15. The device of claim 14, wherein the absorbent reservoir band and the diffusion band are arranged longitudinally one after the other, the reservoir band being configured to be movable in translation along the longitudinal axis; and wherein said at least one contact portion is arranged at an end of the absorbent reservoir band, said at least one contact portion being configured to hit the second pressing surface by pushing, along the longitudinal axis, of the absorbent reservoir band and into contact with the contact pad of the diffusion band.

16. The device of claim 14, wherein the diffusion band and the absorbent reservoir band respectively comprise a diffusion blotting paper and a reservoir blotting paper distinct from the diffusion blotting paper, the reservoir blotting paper comprising a liquid absorption feature greater than that of the diffusion blotting paper.

17. The device of claim 11, wherein the diffusion band comprises a plurality of mounting pads arranged successively along the longitudinal axis, each reactive element being arranged under a single mounting pad, the diffusion band comprising a material recess between each of the mounting pads.

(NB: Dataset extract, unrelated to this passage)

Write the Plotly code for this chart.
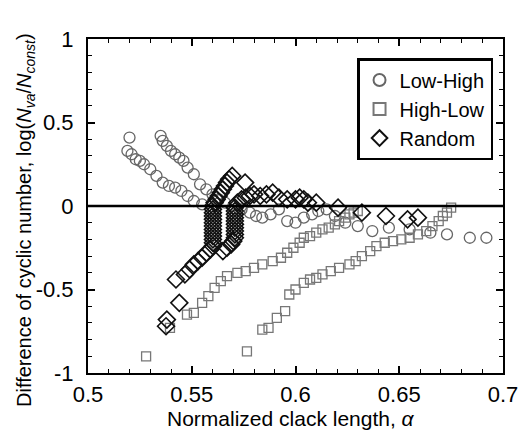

18. The device of claim 11, wherein the access opening is arranged on one of lateral ends of the housing.

19. The device of claim 18, wherein the housing comprises two opposite longitudinal walls inside the housing forming a guideway cooperating with a removable support of the absorbent assembly, the removable support being configured to be inserted into the housing through the access opening.

20. The device of claim 11, wherein the access opening is arranged on the cover of the housing or on the housing bottom.